The new reality in Hong Kong does not preclude foreign companies, including those from Canada, from investing and operating in the city. We still don’t know how the national security law will be applied by the Hong Kong authorities and courts. But it is leading companies to handle matters with increased caution. Foreign sanctions, including those already approved by the United States, will also complicate future engagement. There may not be rapid capital flight, but perhaps additional investment reticence moving forward for companies that previously would have entered the Hong Kong market with enthusiasm.
Canadian Context
The Government of Canada, representing a country with deep economic and people-to-people ties with Hong Kong, has been publicly critical of the new law. Prime Minister Justin Trudeau expressed “grave concern” and announced plans to both suspend Canada’s extradition treaty with Hong Kong and restrict the export of “sensitive military items” to the city. This action led to condemnation from China, including from the Chinese Embassy in Ottawa. China MFA spokesperson Zhao Lijian stated that China “reserves the right to further react” and that “Canada will bear all the consequences arising therefrom.” Hong Kong is, of course, a prominent investment partner for Canada. According to the Trade and Industry Department of Hong Kong, the most recent figures show a Canadian investment position of C$9.5 billion in Hong Kong. Our CIUA Investment Tracker has recorded C$18 billion of cumulative investment from Hong Kong into Canada as of June 2020.

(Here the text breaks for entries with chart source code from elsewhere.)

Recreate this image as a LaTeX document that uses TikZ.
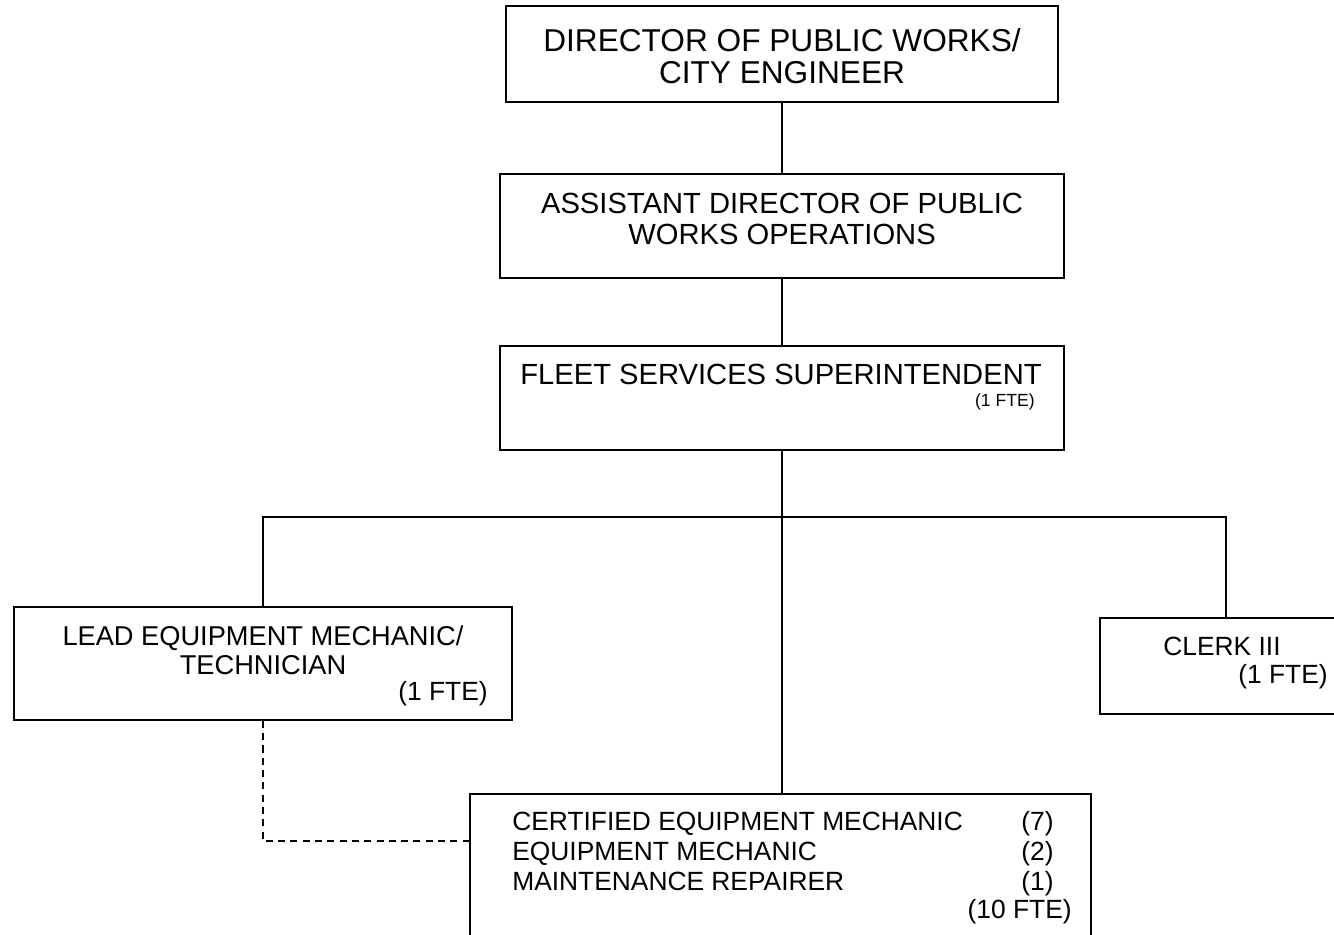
\documentclass[tikz,border=0pt]{standalone}
\usepackage{fontspec}
\setmainfont{Liberation Sans}
\usetikzlibrary{positioning}

\tikzset{
	orgbox/.style={draw, line width=1pt, inner sep=0pt},
	bigtxt/.style={font=\fontsize{16.6}{18}\selectfont, align=center, inner sep=0pt},
	smalltxt/.style={font=\fontsize{15}{16.5}\selectfont, inner sep=0pt},
	link/.style={line width=1pt},
	dashlink/.style={line width=1pt, dash pattern=on 4pt off 3pt},
}

\begin{document}
\begin{tikzpicture}[x=0.02cm, y=-0.02cm]
		\clip (0,0) rectangle (1334,934);
		\coordinate (spine) at (782,0);
		\coordinate (bus) at (782,517);
		\coordinate (dashy) at (0,841);

		% boxes
		\node[orgbox, minimum width=11.04cm, minimum height=1.92cm] (dir) at (782,54) {};
		\node[orgbox, minimum width=11.28cm, minimum height=2.08cm] (asst) at (782,226) {};
		\node[orgbox, minimum width=11.28cm, minimum height=2.08cm] (fleet) at (782,398) {};
		\node[orgbox, minimum width=9.96cm, minimum height=2.26cm] (lead) at (263,663.5) {};
		\node[orgbox, minimum width=5.04cm, minimum height=1.92cm] (clerk) at (1226,666) {};
		\node[orgbox, minimum width=12.42cm, minimum height=4.2cm] (crew) at (780.5,899) {};

		% texts
		\node[bigtxt, font=\fontsize{18}{18}\selectfont] (dirtxt) at (782,56) {DIRECTOR OF PUBLIC WORKS/\\CITY ENGINEER};
		\node[bigtxt] (assttxt) at (782,219) {ASSISTANT DIRECTOR OF PUBLIC\\WORKS OPERATIONS};
		\node[bigtxt] (fleettxt) at (781,374) {FLEET SERVICES SUPERINTENDENT};
		\node[font=\fontsize{10}{12}\selectfont, inner sep=0pt, anchor=base east] (fleetfte) at (1035,406) {(1 FTE)};

		\node[smalltxt, font=\fontsize{15.5}{16.5}\selectfont, align=center] (leadtxt) at (263,650) {LEAD EQUIPMENT MECHANIC/\\TECHNICIAN};
		\node[smalltxt, anchor=base east] (leadfte) at (488,700) {(1 FTE)};

		\node[smalltxt] (clerktxt) at (1222,646) {CLERK III};
		\node[smalltxt, anchor=base east] (clerkfte) at (1328,683) {(1 FTE)};

		\node[smalltxt, anchor=base west] (crew1) at (512,830) {CERTIFIED EQUIPMENT MECHANIC};
		\node[smalltxt, anchor=base west] (crew2) at (512,860) {EQUIPMENT MECHANIC};
		\node[smalltxt, anchor=base west] (crew3) at (512,890) {MAINTENANCE REPAIRER};
		\node[smalltxt, anchor=base east] (num1) at (1054,830) {(7)};
		\node[smalltxt, anchor=base east] (num2) at (1054,860) {(2)};
		\node[smalltxt, anchor=base east] (num3) at (1054,890) {(1)};
		\node[smalltxt, anchor=base east] (crewfte) at (1072,918) {(10 FTE)};

		% lines
		\draw[link] (dir.south -| spine) -- (asst.north -| spine);
		\draw[link] (asst.south -| spine) -- (fleet.north -| spine);
		\draw[link] (fleet.south -| spine) -- (crew.north -| spine);
		\draw[link] (lead.north) |- (bus) -| (clerk.north);
		\draw[dashlink] (lead.south) |- (crew.west |- dashy);
		%\draw[link] (bus) -- (fleet.south -| spine);

	\end{tikzpicture}
\end{document}
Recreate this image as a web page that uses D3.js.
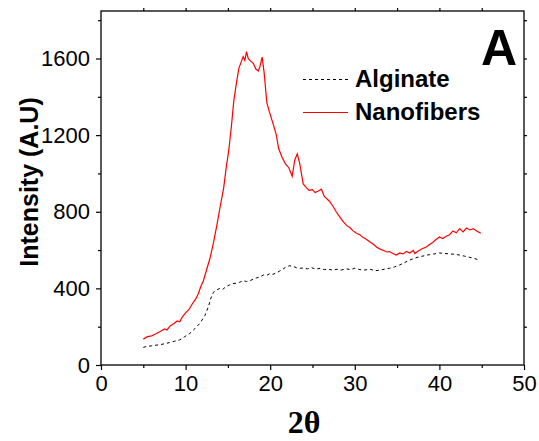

Some Canadian businesses operating in Hong Kong, of which there are approximately 200, experienced disruption from the pro-democracy protest movement. A November 21, 2019 Global News reportnotes that any Canadian companies involved with the local Hong Kong economy – mainly in areas like restaurants, retail, hotels, and consumer goods – were hit the hardest. But, according to Todd Handcock, president of the Canadian Chamber of Commerce in Hong Kong, the “the majority of Canadian businesses in Hong Kong are in the finance and insurance sector” and remained relatively unscathed from the local disruption at that time.
Moving forward, Canadian companies (or contemplating future investment) will take the same steps noted above in evaluating the new business landscape in Hong Kong. While not directly applicable to Canadian businesses, a recent poll from the American Chamber of Commerce in Hong Kong (Amcham) provides a look at general sentiment surrounding the issue. While the majority of respondents (members of the Amcham) expressed some level of concern about the law, 65% indicated that they had no plans to leave Hong Kong. For those impacted by Hong Kong’s recent economic woes and protest movement, the law could present a welcome respite from disruption. Others may be wary of potential implications for business, including those arising from the law’s ambiguity and potential foreign sanctions on the city. It is still too early to accurately predict the full range of implications in the months and years ahead.